# pick a project that made you smarter/wiser.............



## SJ_BIKER (Mar 20, 2015)

Of all the projects youve had over the years which one stands out as the one that made you learn about the bike hobby or a particular skill. For me for me it has to be a green hornet condition 5/6 which was really 7/8 after i polished the paint with really good paint polish.....i didnt know how good the paint would shine until i did it....helping recognize savable paint from paint that has already been polished and no ammount of polishing can make paint re-appear after its already been polished so much that it wearing thin......


----------



## syclesavage (Mar 20, 2015)

For starters I have decided from the start that every bike I build was going to be different then the last one I built. That's where the creativity of a build has to come from with me and in me. It gets boring refurbing or restoring the same way all the time. With each build I retain more knowledge of this past time of a vintage bike creator.
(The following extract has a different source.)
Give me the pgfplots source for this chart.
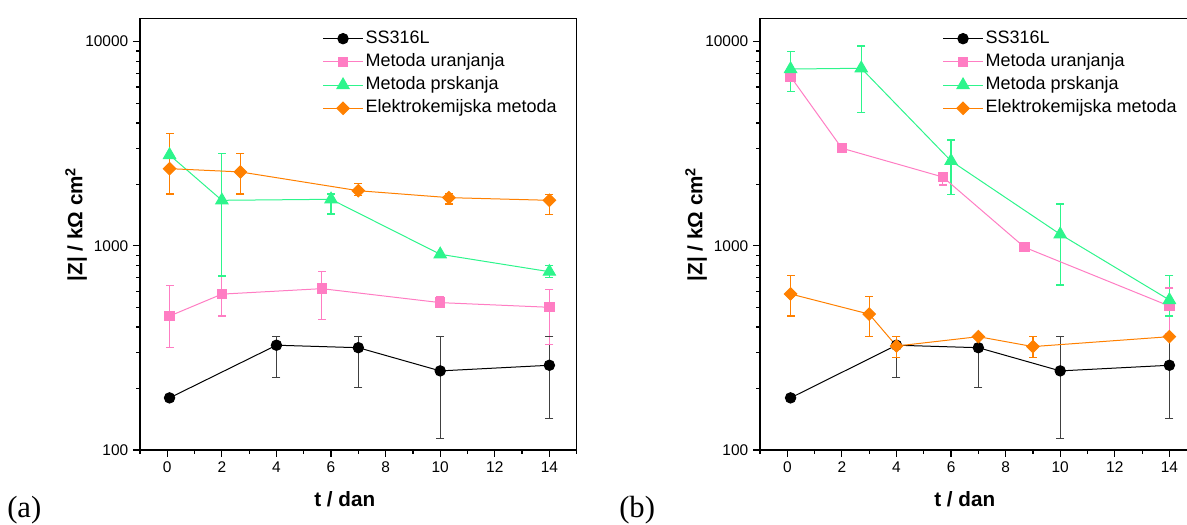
\documentclass[border=0pt]{standalone}
\usepackage{pgfplots}
\pgfplotsset{compat=1.18}
\usepackage{fontspec}
\setmainfont{Liberation Sans}
\newfontfamily\timesfont{Liberation Serif}
\definecolor{cpink}{RGB}{255,125,195}
\definecolor{cgreen}{RGB}{45,245,140}
\definecolor{corange}{RGB}{255,128,0}
\newcommand{\eb}[4]{\addplot[#1, forget plot, line width=0.9pt, mark=-, mark size=3pt, mark options={solid, line width=0.9pt}] coordinates {(#2,#3) (#2,#4)};}
\pgfplotsset{
  legend image code/.code={\draw[mark repeat=2,mark phase=2,#1] plot coordinates {(0pt,0pt)(15pt,0pt)(30pt,0pt)};},
  legend cell align=left,
  sblack/.style={black, line width=0.75pt, mark=*, mark size=3.9pt, mark options={solid, fill=black}},
  spink/.style={cpink, line width=0.75pt, mark=square*, mark size=3.5pt, mark options={solid, fill=cpink}},
  sgreen/.style={cgreen, line width=0.75pt, mark=triangle*, mark size=5.3pt, mark options={solid, fill=cgreen}},
  sorange/.style={corange, line width=0.75pt, mark=square*, mark size=3.3pt, mark options={solid, fill=corange, rotate=45}},
}
\pgfplotsset{
  myaxis/.style={
    scale only axis, width=327.5pt, height=323.8pt,
    xmin=-1, xmax=15, ymin=100, ymax=13020,
    xtick={0,2,...,14}, minor xtick={-1,1,3,5,7,9,11,13,15},
    ytick={100,1000,10000}, yticklabels={100,1000,10000},
    minor ytick={200,300,400,500,600,700,800,900,2000,3000,4000,5000,6000,7000,8000,9000},
    xtick pos=lower, ytick pos=left, tick align=outside,
    major tick length=5.25pt, minor tick length=3pt,
    tick style={black, line width=0.9pt},
    axis line style={line width=1pt},
    tick label style={font=\fontsize{11.6}{13}\selectfont},
    xlabel={t / dan},
    ylabel={|Z| / kΩ cm\textsuperscript{2}},
    every axis x label/.style={at={(axis description cs:0.469,0)}, anchor=base, yshift=-42.75pt, font=\fontsize{15.5}{18}\selectfont\bfseries},
    every axis y label/.style={at={(axis description cs:-0.132,0.523)}, rotate=90, anchor=base, font=\fontsize{15.5}{18}\selectfont\bfseries},
    legend style={at={(axis description cs:0.4174,0.978)}, anchor=north west, draw=none, fill=none,
      font=\fontsize{13.5}{15}\selectfont, row sep=1.4pt, inner sep=0pt,
      nodes={inner sep=1.5pt, text height=10pt, text depth=3pt}},
  },
}
\begin{document}
\begin{tikzpicture}[x=0.75pt,y=0.75pt]
\useasboundingbox (0,0) rectangle (1187,524);
% ---------------- (a)
\begin{semilogyaxis}[myaxis, /pgf/number format/assume math mode=true, at={(105pt,55.5pt)}, anchor=south west]
\eb{black!75}{4}{226}{359}
\eb{black!75}{7}{202}{359}
\eb{black!75}{10}{114}{359}
\eb{black!75}{14}{143}{359}
\eb{cpink}{0.083}{318}{638}
\eb{cpink}{2}{453}{711}
\eb{cpink}{5.66}{437}{750}
\eb{cpink}{10}{507}{564}
\eb{cpink}{14}{330}{612}
\eb{cgreen}{2}{711}{2838}
\eb{cgreen}{6}{1432}{1795}
\eb{cgreen}{14}{698}{800}
\eb{corange}{0.083}{1795}{3558}
\eb{corange}{2.68}{1795}{2838}
\eb{corange}{7}{1762}{2013}
\eb{corange}{10.32}{1603}{1808}
\eb{corange}{14}{1427}{1790}
\addplot[sblack] coordinates {(0.083,180) (4,326) (7,317) (10,244) (14,260)};
\addplot[spink] coordinates {(0.083,453) (2,580) (5.66,617) (10,527) (14,500)};
\addplot[sgreen] coordinates {(0.083,2786) (2,1671) (6,1690) (10,909) (14,747)};
\addplot[sorange] coordinates {(0.083,2388) (2.68,2301) (7,1862) (10.32,1722) (14,1671)};
\legend{SS316L, Metoda uranjanja, Metoda prskanja, Elektrokemijska metoda}
\end{semilogyaxis}
% ---------------- (b)
\begin{semilogyaxis}[myaxis, /pgf/number format/assume math mode=true, at={(570pt,55.5pt)}, anchor=south west]
\eb{black!75}{4}{226}{359}
\eb{black!75}{7}{202}{359}
\eb{black!75}{10}{114}{359}
\eb{black!75}{14}{143}{359}
\eb{cpink}{5.70}{1987}{2250}
\eb{cpink}{14}{372}{622}
\eb{cgreen}{0.12}{5675}{8978}
\eb{cgreen}{2.71}{4508}{9527}
\eb{cgreen}{6}{1789}{3300}
\eb{cgreen}{10}{643}{1603}
\eb{cgreen}{14}{453}{714}
\eb{corange}{0.12}{453}{714}
\eb{corange}{3}{359}{566}
\eb{corange}{4}{284}{359}
\eb{corange}{9}{284}{359}
\addplot[sblack] coordinates {(0.12,180) (4,326) (7,317) (10,244) (14,260)};
\addplot[spink] coordinates {(0.12,6741) (2,3006) (5.70,2173) (8.69,984) (14,507)};
\addplot[sgreen] coordinates {(0.12,7345) (2.71,7408) (6,2604) (10,1139) (14,543)};
\addplot[sorange] coordinates {(0.12,581) (3,463) (4,323) (7,359) (9,321) (14,359)};
\legend{SS316L, Metoda uranjanja, Metoda prskanja, Elektrokemijska metoda}
\end{semilogyaxis}
\node[anchor=base west, inner sep=0pt, font=\fontsize{23}{26}\timesfont] at (7,6.5) {(a)};
\node[anchor=base west, inner sep=0pt, font=\fontsize{23}{26}\timesfont] at (619,6.5) {(b)};
\end{tikzpicture}
\end{document}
All that I've done hold a certain memory a time of moment when it started as just a junk old bike to I'm riding it and enjoying it.


----------



## the tinker (Mar 20, 2015)

*The first Schwinn*


----------



## vincev (Mar 20, 2015)

I think I learned the most by working on Road bikes .


----------



## vincev (Mar 20, 2015)

As for old bikes i went nuts rebuilding a 2 speed kickback hub and relacing wheels.I learned I never want to do that again.lol


----------